The drug that lifted me up oh so high until I came crashing down.
How many of us are explained what medication we are being prescribed, why we are told to take it and what the side effects of the drug are?
Sometimes we’re so much in pain and in ignorance that we put all trust on the medical practitioner. Until of course we face the consequences of having taken the drug.
For me the side effect of prednisone stared back at me in the mirror. My already round face was becoming rounder. I look like a kuih apam that had a double dose of baking powder and was threatening to overflow from the base. And my tummy just ballooned! For a few very long days, I agonized at the possibility that I was pregnant. My stomach got so big that surely something was growing in it!
And the munchies! I just couldn’t stop having them! My favourite refuge are the chochie bikkie (chocolate biscuits of the dark chocolate variety) that I simply magically wolf down in stacks. They were finished even before I realized that I ate the whole pack.
But the energy level I had was phenomenal! I would sleep for a couple of hours from 11 pm to 1 am and I’d wake up and do some sewing and fabric cutting. And my concentration level was undeniable. I would be sewing cutting and sewing from 1 am to 6 am. I’d go downstairs and fix breakfast for hubby dearest and wake him up with the smell of breakfast. And then I would go back to sleep and wake up later in the day.
But as soon as my prednisone dosage was reduced, so would my power of concentration and energy level.
I started at 25 mg a day for a month, which was gradually reduced by 5 mg a week until I was weaned off the drug. And immediately I felt the difference. My body was aching all over. My face was rounder than ever, which contributed further to my depression. I was feeling so tired and so overwhelmed. All that energy I had the two months prior was gone, gone, gone. My vision became blurry and even if I had the energy to sew, my eyes were unwilling to cooperate.
I was so depressed about everything and I was so easily irritable. Someone maybe saying something to me and it would upset me for 2 whole days. Which made me want to stay away from people and that didn’t help with my depression either.
At the same time, I began needing massages. My feet were aching even though I only walked round the block, and my joints were groaning. And up till today I am still nursing a sore shoulder. I was beginning to question everything. Was it my diet? Was it the weight I am gaining? Surely the extra kilos are not straining my joints already? And I didn’t have internet connection to do any sort of research.

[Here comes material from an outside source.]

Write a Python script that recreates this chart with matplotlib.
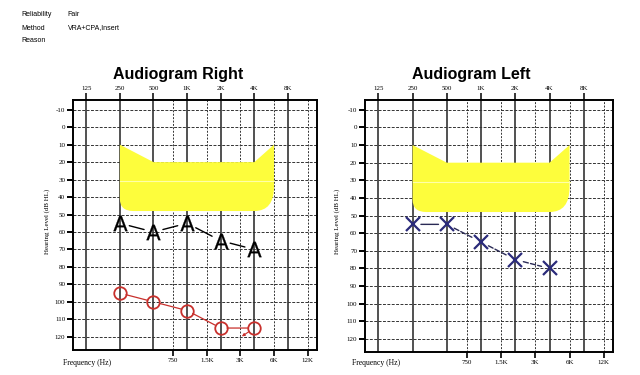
import matplotlib.pyplot as plt
from matplotlib.path import Path
from matplotlib.patches import PathPatch
import numpy as np

# header info
header_keys = ['Reliability', 'Method', 'Reason']
header_vals = ['Fair', 'VRA+CPA,Insert', '']

# frequency axes
octave_freqs = [125, 250, 500, 1000, 2000, 4000, 8000]
octave_labels = ['125', '250', '500', '1K', '2K', '4K', '8K']
mid_freqs = [750, 1500, 3000, 6000, 12000]
mid_labels = ['750', '1.5K', '3K', '6K', '12K']
levels = list(range(-10, 130, 10))

# right ear
right_freqs = [250, 500, 1000, 2000, 4000]
right_A = [55, 60, 55, 65, 70]
right_O = [95, 100, 105, 115, 115]

# left ear
left_freqs = [250, 500, 1000, 2000, 4000]
left_X = [55, 55, 65, 75, 80]
left_dash = ['-', '--', '--', '--']

# yellow band outline (freq, dB)
band_freq = [250, 500, 4000, 6000, 6000, 6000, 4000, 330, 250, 250, 250]
band_level = [10, 20, 20, 10, 34, 48, 48, 48, 48, 41, 10]
band_codes = [Path.MOVETO, Path.LINETO, Path.LINETO, Path.LINETO, Path.LINETO,
              Path.CURVE3, Path.CURVE3, Path.LINETO, Path.CURVE3, Path.CURVE3,
              Path.CLOSEPOLY]

serif = 'Liberation Serif'
sans = 'Liberation Sans'

fig = plt.figure(figsize=(6.4, 3.75), dpi=100)

for i, (k, v) in enumerate(zip(header_keys, header_vals)):
    y = 1 - (15 + 13 * i) / 375
    fig.text(0.034, y, k, fontsize=5, family=sans, va='center')
    fig.text(0.106, y, v, fontsize=5, family=sans, va='center')


def make_audiogram(rect, title, title_x):
    ax = fig.add_axes(rect)
    ax.set_xscale('log', base=2)
    ax.set_xlim(95, 14500)
    ax.set_ylim(127.5, -15.5)
    for s in ax.spines.values():
        s.set_linewidth(1.4)

    # grid
    for f in octave_freqs:
        ax.axvline(f, color='#222222', lw=1.1, zorder=0.5)
    for f in mid_freqs:
        ax.axvline(f, color='#333333', lw=0.7, ls=(0, (2, 1.5)), zorder=0.5)
    for lv in levels:
        ax.axhline(lv, color='#333333', lw=0.7, ls=(0, (3, 1.5)), zorder=0.5)

    # speech band
    path = Path(np.column_stack([band_freq, band_level]), band_codes)
    ax.add_patch(PathPatch(path, facecolor='#fdfd3c', edgecolor='none', zorder=1))
    ax.plot([250, 6000], [31, 31], color='#ffffa8', lw=0.8, zorder=1.1)

    ax.set_xticks(mid_freqs)
    ax.set_xticklabels(mid_labels)
    ax.xaxis.set_minor_locator(plt.NullLocator())
    ax.set_yticks(levels)
    ax.set_yticklabels([str(l) for l in levels])
    ax.tick_params(axis='x', direction='out', length=4, width=1.2, pad=2,
                   labelsize=5)
    ax.tick_params(axis='y', direction='out', length=4, width=1.4, pad=1.5,
                   labelsize=5)
    for lab in ax.get_xticklabels() + ax.get_yticklabels():
        lab.set_family(serif)

    top = ax.secondary_xaxis('top')
    top.set_xticks(octave_freqs)
    top.set_xticklabels(octave_labels)
    top.xaxis.set_minor_locator(plt.NullLocator())
    top.tick_params(direction='out', length=5, width=1.1, pad=1.5, labelsize=5)
    top.spines['top'].set_visible(False)
    for lab in top.get_xticklabels():
        lab.set_family(serif)

    fig.text(title_x, 1 - 74 / 375, title, fontsize=11.5, family=sans,
             weight='bold', ha='center', va='center')
    return ax


axR = make_audiogram([0.114, 0.067, 0.381, 0.666], 'Audiogram Right', 0.278)
axL = make_audiogram([0.570, 0.061, 0.388, 0.672], 'Audiogram Left', 0.736)

# right ear data
for i in range(len(right_freqs) - 1):
    axR.annotate('', xy=(right_freqs[i + 1], right_A[i + 1]),
                 xytext=(right_freqs[i], right_A[i]),
                 arrowprops=dict(arrowstyle='-', color='black', lw=1.0,
                                 shrinkA=7, shrinkB=7), zorder=3)
    axR.annotate('', xy=(right_freqs[i + 1], right_O[i + 1]),
                 xytext=(right_freqs[i], right_O[i]),
                 arrowprops=dict(arrowstyle='-', color='#c8302c', lw=0.9,
                                 shrinkA=4.5, shrinkB=4.5), zorder=3)
axR.plot(right_freqs, right_A, ls='none', marker=r'$\mathsf{A}$', ms=11,
         mew=0.2, color='black', zorder=4)
axR.plot(right_freqs, right_O, ls='none', marker='o', ms=9, mfc='none',
         mec='#c8302c', mew=1.3, zorder=4)
# no-response arrow on last bone point
axR.annotate('', xy=(right_freqs[-1], right_O[-1]), xytext=(-9, -6),
             textcoords='offset points',
             arrowprops=dict(arrowstyle='<|-', color='#c8302c', lw=0.8,
                             shrinkA=0, shrinkB=5, mutation_scale=4), zorder=4)

# left ear data
for i in range(len(left_freqs) - 1):
    axL.annotate('', xy=(left_freqs[i + 1], left_X[i + 1]),
                 xytext=(left_freqs[i], left_X[i]),
                 arrowprops=dict(arrowstyle='-', color='#2a2a55', lw=1.0,
                                 ls=left_dash[i], shrinkA=6, shrinkB=6),
                 zorder=3)
axL.plot(left_freqs, left_X, ls='none', marker='x', ms=10, mew=1.6,
         color='#2b2b7a', zorder=4)

# axis captions
for x, y in [(0.073, 0.41), (0.527, 0.41)]:
    fig.text(x, y, 'Hearing Level (dB HL)', fontsize=5, family=serif,
             rotation=90, ha='center', va='center')
for x in [0.098, 0.55]:
    fig.text(x, 1 - 363 / 375, 'Frequency (Hz)', fontsize=5.5, family=serif,
             ha='left', va='center')

fig.savefig('out.png', dpi=100)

I have to confess that it did cross my mind how wonderful it was to be on steroids. I suddenly understood all too perfectly how people become prescription drug abusers. Its easier to handle the highs than the lows. And being in this country, it would be all too easy. Everything, almost everything (drugs that is) that is available in the Kingdom, can be purchased without prescription at the pharmacy. And there is a pharmacy at every other corner here.
So Dr pardon me when I question you on what you’re prescribing me. Because it is my body and I’m still stuck with it long after your job is done.
**A little knowledge could be a dangerous thing huh.